As a lecturer, Plummer receives no compensation for the time he spends at professional development workshops. He keeps going because of his commitment to his students, but he also says that if he were working full-time it would be impossible.
Many colleges have teaching and learning centers, but the quality of the support they provide varies widely from campus to campus and participation is entirely voluntary.
Catherine Haras, who runs Cal State’s teaching and learning center, said that the problem is not limited to part-time lecturers, who operate like freelancers, filling teaching holes at a much lower cost than professors. She has seen tenured professors struggle with teaching, too, especially with students who are underprepared.
“The assumption is that because I’m an expert in something, I know how to teach it,” said Haras, “but there is no correlation between research and teaching, regardless of whether you love the topic.”
“Faculty development touches on a very sensitive subject,” said Haras, referring to training that could improve professors’ teaching. “I think that is the big question in academia right now.”
It is a big enough question to convince Matthew Goldstein, who was chancellor of the roughly 500,000-student City University of New York from 1999 until 2013, to become chairman of the board of advisors for the Association of College and University Educators, or ACUE. A new commercial venture, it is partnering with colleges around the country to provide professional development for faculty members who hope to successfully teach underprepared students.
“The fact is that now with all of these cutbacks in public higher education … more and more of the teaching force now are adjunct personnel,” said Goldstein. “And while we [don’t] spend an awful lot of time reviewing teaching for tenure-track faculty, we spend virtually no time in evaluating contract and part-time faculty with respect to teaching.”
On Tuesday, ACUE announced a joint venture with the American Council on Education, designed to expand the number of instructors who have access to the new training.
If the goal of reform is to help underprepared students (many of whom come from low-income backgrounds), some experts suggest concentrating efforts on community colleges (about half of the students who attend community colleges have annual family incomes below $30,000).
“The single best investment a community college can make is training its adjunct faculty to teach more effectively,” said Hunter Boylan, director of the National Center for Developmental Education and a professor of higher education at Appalachian State University in Boone, North Carolina. “That’s the single most important thing to improve student success.”
Others worry about focusing on teaching to the exclusion of other improvements.
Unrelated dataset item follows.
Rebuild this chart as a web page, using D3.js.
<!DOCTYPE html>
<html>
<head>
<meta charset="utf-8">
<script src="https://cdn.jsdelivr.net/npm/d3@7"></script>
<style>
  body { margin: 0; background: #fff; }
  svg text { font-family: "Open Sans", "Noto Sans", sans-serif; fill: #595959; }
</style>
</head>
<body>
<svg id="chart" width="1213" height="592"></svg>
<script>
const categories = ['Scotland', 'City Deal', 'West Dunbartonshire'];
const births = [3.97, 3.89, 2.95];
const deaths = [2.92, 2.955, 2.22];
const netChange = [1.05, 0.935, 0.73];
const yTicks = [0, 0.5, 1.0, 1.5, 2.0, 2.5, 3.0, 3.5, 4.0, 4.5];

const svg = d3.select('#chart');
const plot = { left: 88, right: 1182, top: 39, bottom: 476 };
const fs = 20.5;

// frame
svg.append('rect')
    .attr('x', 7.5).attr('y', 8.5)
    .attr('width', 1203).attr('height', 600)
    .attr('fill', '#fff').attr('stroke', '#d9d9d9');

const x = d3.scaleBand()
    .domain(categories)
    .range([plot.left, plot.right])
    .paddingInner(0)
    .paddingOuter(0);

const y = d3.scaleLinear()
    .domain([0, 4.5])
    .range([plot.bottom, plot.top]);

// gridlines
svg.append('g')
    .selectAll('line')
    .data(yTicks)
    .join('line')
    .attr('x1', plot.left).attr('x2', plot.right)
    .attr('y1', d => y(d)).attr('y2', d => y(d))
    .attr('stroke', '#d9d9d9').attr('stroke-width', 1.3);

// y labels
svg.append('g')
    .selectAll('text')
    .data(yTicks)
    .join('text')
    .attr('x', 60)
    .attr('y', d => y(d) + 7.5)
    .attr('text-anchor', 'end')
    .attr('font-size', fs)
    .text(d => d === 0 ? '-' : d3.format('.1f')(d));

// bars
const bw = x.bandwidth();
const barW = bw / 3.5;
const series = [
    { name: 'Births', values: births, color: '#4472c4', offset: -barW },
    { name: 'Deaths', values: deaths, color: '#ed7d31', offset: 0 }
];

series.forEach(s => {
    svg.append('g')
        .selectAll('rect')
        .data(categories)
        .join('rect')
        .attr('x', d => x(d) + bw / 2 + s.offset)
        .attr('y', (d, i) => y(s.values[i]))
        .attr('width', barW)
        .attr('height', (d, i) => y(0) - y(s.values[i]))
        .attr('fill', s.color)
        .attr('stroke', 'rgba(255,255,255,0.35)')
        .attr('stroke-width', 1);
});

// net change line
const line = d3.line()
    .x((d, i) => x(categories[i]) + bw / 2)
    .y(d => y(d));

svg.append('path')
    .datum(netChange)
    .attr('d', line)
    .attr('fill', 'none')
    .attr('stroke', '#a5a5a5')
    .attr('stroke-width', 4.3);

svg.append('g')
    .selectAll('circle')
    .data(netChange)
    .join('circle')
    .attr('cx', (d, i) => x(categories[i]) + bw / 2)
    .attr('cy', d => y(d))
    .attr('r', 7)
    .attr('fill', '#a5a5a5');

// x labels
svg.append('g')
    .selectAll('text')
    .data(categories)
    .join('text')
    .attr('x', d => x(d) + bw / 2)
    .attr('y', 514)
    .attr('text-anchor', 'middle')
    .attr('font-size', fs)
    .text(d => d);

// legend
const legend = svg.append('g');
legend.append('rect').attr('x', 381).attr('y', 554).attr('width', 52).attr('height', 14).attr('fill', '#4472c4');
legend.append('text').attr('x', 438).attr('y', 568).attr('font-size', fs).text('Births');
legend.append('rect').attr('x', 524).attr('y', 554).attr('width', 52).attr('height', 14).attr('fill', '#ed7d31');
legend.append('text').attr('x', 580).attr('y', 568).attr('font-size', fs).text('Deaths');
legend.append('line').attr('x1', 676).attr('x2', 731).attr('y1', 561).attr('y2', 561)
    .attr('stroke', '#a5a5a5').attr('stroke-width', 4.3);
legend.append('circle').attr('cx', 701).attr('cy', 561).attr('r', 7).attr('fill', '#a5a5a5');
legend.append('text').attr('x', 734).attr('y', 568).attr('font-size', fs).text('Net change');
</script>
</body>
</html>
They argue that the central problem with remedial education is that too many students are segregated into remedial pre-college classes, even though evidence shows that many would succeed if they were placed in college-level classes and given appropriate support there.
“If we don’t make structural changes, we’re doomed, even if the teaching is really good,” said Katie Hern, director of the California Acceleration Project, or CAP. “It is a mistake to think if you only focus on teaching you can solve the problem.”
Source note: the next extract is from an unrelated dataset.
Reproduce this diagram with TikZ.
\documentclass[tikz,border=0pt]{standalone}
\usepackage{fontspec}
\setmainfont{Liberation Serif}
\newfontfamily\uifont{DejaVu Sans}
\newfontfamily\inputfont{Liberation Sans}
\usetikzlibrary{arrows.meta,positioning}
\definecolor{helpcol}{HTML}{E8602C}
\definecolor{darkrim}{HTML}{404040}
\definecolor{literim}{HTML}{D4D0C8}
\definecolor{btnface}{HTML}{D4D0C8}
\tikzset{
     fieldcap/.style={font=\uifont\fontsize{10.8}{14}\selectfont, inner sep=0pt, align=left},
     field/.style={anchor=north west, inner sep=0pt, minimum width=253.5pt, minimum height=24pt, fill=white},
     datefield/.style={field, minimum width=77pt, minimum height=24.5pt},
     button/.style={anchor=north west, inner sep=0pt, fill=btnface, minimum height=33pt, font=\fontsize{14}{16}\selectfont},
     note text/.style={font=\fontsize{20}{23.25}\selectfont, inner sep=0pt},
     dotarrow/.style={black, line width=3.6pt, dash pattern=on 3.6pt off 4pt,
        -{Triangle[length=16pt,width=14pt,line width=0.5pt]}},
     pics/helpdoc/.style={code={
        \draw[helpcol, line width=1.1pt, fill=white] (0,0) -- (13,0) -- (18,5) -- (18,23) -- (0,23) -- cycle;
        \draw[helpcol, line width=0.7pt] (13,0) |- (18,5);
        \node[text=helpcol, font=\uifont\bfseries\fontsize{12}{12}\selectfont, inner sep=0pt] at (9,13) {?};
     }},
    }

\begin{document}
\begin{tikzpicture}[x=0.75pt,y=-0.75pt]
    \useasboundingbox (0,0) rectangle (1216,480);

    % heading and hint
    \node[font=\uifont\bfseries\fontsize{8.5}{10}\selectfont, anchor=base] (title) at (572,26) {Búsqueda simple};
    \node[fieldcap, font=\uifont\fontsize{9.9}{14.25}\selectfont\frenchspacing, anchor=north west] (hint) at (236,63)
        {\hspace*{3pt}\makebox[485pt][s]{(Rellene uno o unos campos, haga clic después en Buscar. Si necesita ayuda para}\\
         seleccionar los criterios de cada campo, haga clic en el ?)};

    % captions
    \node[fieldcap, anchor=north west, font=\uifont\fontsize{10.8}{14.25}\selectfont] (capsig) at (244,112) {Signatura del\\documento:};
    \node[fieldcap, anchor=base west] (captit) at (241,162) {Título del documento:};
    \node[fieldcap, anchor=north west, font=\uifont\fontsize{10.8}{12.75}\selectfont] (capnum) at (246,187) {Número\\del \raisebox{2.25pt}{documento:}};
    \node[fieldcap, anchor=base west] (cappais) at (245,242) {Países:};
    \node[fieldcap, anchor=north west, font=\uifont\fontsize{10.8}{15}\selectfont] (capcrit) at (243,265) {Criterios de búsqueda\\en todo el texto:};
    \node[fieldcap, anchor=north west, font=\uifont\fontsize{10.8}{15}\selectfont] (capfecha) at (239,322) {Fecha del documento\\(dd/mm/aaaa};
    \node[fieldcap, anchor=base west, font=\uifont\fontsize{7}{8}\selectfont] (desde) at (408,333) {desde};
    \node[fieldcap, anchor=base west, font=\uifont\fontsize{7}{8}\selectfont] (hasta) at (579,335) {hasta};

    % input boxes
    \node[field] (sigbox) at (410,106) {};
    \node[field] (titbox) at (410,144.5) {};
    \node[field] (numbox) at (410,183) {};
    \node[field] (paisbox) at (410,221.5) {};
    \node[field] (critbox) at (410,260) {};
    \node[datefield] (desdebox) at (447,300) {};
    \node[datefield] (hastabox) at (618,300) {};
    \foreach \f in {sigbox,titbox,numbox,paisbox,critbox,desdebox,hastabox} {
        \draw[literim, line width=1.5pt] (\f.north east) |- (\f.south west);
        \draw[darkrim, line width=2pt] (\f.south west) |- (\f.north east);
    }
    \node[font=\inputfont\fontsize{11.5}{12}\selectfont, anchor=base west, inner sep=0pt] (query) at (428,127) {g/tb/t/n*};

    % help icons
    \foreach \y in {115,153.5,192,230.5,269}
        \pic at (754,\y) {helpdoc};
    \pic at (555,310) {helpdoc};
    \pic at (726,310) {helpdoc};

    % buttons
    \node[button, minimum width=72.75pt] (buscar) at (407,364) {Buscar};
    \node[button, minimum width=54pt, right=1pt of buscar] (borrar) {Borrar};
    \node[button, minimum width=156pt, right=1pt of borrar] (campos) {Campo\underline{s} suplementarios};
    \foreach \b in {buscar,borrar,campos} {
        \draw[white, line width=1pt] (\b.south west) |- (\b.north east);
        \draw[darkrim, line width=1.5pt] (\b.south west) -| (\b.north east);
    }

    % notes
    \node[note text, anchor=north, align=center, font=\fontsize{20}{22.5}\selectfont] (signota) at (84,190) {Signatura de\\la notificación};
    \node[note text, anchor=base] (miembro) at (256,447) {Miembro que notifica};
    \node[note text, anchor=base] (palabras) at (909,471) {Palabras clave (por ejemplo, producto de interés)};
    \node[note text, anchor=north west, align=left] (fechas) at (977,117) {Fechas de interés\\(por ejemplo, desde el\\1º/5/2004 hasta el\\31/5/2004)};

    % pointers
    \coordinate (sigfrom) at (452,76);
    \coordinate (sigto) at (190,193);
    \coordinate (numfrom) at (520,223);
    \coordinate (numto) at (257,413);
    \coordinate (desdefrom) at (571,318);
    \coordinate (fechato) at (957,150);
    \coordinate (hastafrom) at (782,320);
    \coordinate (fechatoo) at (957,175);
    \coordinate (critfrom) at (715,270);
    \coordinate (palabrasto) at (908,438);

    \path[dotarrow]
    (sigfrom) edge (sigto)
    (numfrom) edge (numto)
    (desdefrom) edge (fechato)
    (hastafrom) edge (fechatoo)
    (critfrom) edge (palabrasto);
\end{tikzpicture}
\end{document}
Hern’s project has had impressive results restructuring remedial classes at California public college campuses while at the same time providing in-depth teacher training.
Once a college signs on to work with CAP (61 of California’s 113 community colleges have participated), Hern and her colleagues help redesign its placement policies and curricula to allow students to move more quickly through college-level English and math classes. The restructuring is coupled with intensive professional development for the instructors.
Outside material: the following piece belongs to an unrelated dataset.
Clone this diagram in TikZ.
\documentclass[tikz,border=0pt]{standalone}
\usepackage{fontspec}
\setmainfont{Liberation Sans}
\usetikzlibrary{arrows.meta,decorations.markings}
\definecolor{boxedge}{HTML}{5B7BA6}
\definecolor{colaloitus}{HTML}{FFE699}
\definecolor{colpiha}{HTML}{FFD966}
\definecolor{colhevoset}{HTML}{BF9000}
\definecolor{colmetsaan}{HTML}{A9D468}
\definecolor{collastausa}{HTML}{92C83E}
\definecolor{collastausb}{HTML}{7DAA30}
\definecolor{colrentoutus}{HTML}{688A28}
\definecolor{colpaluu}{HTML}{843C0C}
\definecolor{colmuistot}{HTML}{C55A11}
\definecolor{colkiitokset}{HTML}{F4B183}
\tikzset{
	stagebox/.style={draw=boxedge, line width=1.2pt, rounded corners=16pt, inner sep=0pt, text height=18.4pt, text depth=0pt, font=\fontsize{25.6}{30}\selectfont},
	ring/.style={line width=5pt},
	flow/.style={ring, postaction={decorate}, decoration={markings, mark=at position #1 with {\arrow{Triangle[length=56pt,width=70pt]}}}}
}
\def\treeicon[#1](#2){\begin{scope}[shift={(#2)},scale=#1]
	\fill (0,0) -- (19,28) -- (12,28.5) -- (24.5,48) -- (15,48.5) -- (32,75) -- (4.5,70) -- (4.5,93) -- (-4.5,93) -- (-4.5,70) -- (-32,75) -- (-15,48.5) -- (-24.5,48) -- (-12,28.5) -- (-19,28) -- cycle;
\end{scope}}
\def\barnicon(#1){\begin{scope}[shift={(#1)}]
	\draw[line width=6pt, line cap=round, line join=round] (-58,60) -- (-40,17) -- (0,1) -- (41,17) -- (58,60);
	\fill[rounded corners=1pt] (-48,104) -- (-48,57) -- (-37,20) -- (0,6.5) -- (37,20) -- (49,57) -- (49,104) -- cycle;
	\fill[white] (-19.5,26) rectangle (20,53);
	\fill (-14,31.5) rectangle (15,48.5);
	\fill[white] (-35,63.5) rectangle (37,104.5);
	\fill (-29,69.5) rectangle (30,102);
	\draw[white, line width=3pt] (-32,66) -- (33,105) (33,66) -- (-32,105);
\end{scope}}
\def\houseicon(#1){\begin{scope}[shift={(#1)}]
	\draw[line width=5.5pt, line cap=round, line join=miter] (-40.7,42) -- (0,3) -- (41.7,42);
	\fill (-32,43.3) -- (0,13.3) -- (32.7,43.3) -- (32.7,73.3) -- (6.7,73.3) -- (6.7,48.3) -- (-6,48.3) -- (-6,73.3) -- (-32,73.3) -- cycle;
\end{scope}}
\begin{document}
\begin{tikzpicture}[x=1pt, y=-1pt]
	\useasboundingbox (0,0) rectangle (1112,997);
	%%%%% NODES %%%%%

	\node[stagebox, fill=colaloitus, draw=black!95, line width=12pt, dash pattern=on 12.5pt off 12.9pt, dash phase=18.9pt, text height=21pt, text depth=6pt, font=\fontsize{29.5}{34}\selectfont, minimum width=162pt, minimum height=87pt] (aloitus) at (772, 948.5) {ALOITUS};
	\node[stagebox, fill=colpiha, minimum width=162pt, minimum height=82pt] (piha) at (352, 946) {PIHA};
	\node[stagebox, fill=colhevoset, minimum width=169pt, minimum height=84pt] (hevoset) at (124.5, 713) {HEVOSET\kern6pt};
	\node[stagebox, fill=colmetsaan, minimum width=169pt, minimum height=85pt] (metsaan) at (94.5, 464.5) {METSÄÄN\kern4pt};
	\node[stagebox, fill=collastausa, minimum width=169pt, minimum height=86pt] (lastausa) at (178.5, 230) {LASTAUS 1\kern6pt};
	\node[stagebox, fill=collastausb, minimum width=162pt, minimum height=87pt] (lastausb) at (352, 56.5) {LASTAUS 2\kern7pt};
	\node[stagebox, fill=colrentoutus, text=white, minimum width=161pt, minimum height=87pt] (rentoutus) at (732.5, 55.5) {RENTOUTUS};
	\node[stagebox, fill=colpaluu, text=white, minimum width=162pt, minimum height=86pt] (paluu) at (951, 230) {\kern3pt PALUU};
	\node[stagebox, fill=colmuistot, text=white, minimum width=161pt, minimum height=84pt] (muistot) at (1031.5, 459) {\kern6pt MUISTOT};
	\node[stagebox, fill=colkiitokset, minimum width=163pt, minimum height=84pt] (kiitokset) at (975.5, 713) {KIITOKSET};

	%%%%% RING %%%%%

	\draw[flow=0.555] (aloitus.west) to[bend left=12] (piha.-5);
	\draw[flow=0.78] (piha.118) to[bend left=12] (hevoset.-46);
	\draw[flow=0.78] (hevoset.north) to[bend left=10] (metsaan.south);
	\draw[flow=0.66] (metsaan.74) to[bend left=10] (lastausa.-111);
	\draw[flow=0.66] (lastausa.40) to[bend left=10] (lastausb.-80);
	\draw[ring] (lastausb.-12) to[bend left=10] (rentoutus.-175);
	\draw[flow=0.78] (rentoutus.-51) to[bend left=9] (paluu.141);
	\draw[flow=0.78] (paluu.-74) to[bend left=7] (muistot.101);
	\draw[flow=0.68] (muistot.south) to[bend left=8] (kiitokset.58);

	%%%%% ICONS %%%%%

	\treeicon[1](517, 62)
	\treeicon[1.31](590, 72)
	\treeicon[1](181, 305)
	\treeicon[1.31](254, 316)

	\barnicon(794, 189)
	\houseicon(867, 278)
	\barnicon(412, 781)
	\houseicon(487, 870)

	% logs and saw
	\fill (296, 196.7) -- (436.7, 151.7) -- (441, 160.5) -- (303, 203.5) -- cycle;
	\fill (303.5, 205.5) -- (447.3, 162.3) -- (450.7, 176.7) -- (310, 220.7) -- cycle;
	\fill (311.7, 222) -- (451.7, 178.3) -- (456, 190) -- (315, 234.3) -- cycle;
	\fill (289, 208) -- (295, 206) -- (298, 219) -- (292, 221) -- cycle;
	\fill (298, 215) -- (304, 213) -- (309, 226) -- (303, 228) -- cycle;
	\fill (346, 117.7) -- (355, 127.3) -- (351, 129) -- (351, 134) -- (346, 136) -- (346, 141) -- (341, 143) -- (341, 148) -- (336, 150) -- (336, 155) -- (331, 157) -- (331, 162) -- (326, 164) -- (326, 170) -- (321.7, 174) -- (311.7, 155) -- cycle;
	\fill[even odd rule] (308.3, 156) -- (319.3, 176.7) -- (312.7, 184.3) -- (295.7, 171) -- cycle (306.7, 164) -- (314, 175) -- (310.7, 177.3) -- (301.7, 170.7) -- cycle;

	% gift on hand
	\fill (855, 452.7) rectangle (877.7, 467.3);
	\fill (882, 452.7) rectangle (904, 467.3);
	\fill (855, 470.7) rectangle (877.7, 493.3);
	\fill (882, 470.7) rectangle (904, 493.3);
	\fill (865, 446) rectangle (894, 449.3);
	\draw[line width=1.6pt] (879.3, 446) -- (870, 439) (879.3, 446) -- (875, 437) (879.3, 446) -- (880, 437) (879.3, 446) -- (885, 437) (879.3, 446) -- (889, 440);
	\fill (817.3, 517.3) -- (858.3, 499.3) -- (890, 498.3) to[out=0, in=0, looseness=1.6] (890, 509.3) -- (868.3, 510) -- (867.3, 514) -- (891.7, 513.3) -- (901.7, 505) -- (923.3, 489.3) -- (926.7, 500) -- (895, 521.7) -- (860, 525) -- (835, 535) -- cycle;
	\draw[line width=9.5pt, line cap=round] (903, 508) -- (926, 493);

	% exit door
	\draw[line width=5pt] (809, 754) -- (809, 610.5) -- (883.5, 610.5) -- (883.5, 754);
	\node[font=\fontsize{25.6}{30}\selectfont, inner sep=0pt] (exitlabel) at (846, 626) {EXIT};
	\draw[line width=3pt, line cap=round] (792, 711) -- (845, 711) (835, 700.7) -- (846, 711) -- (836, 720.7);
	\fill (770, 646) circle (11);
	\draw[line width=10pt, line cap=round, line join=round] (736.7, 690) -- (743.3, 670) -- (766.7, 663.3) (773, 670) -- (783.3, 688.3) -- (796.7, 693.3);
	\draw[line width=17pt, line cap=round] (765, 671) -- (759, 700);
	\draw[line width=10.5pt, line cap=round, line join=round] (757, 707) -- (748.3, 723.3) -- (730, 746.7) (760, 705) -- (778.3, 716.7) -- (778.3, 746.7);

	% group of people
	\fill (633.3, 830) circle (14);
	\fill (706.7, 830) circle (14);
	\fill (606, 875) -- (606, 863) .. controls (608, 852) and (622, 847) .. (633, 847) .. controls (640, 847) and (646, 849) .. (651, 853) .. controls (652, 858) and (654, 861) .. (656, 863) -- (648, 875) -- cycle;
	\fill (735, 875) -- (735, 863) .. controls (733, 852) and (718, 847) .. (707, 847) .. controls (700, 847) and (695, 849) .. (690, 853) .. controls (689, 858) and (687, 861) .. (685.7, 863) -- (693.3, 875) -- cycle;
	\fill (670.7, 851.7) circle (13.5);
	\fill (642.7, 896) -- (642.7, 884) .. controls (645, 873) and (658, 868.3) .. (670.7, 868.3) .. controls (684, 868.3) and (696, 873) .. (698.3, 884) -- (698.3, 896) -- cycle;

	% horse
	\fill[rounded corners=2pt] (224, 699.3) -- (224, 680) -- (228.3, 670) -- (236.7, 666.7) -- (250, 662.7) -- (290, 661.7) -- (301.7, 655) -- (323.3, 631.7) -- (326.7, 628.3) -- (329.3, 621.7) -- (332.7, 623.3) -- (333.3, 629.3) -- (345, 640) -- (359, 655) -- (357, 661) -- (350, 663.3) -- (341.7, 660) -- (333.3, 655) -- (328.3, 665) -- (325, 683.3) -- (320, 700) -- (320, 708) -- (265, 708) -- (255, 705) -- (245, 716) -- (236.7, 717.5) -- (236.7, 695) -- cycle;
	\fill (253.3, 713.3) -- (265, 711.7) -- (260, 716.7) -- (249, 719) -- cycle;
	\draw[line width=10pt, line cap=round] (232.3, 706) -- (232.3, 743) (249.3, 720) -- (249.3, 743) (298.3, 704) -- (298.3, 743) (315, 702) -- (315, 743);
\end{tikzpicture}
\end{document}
An independent study of the CAP program on 16 campuses found that underprepared students’ chances of completing a college-level English class more than doubled using its model. Students had a 4.5 times greater chance of completing a college-level math class. And the achievement gaps for African-Americans were eliminated in the math courses.
At LaGuardia Community College in New York City, administrators say that developing their faculty’s ability to teach has been crucial to improving student pass rates and retention, especially among underprepared students. But they caution that the process must be rooted in faculty experience and must value their input.
“It’s a process of the willing,” said LaGuardia’s president, Gail Mellow, who has used grant funding to implement an intensive teacher training program. “You can’t put somebody else on a diet and hope that they lose weight.”
She believes that academia is struggling to catch up to the reality that many more students — regardless of how they did in high school — are enrolling in college today, especially in community colleges.
“If you’re in the top 1 percent of your class, it doesn’t matter if your professor is horrible, but that just doesn’t work for who’s in college now,” said Mellow. (In 2014, 89 percent of first-time degree-seeking students at LaGuardia required at least one remedial class.)
Back at Rutgers in Newark, Davis, the social work student, was frustrated with her score on the math quiz she had just taken on a computer. “Oh no,” she said, pushing back her chair and clapping her hands to her head.
“What happened?” asked Puhak, walking over. He looked at her answers on the quiz and pointed at a mistake. “That’s just a rounding error,” he said.
“I can’t believe I did that; I’m so disappointed,” said Davis, as she sat staring at her score of 75.
“I know you are, but that was just a silly error,” said Puhak. “You know that; you can do that.”
Davis nodded and smiled as she gathered her belongings to head home to her daughter, and hopefully a nap. She said she knows she’ll pass the course, but wants to do more than that. She is grateful to have landed in Puhak’s class and has no plans to give up.
“I want to be a social worker and get a good job,” she said. “I really want this. I really need this.”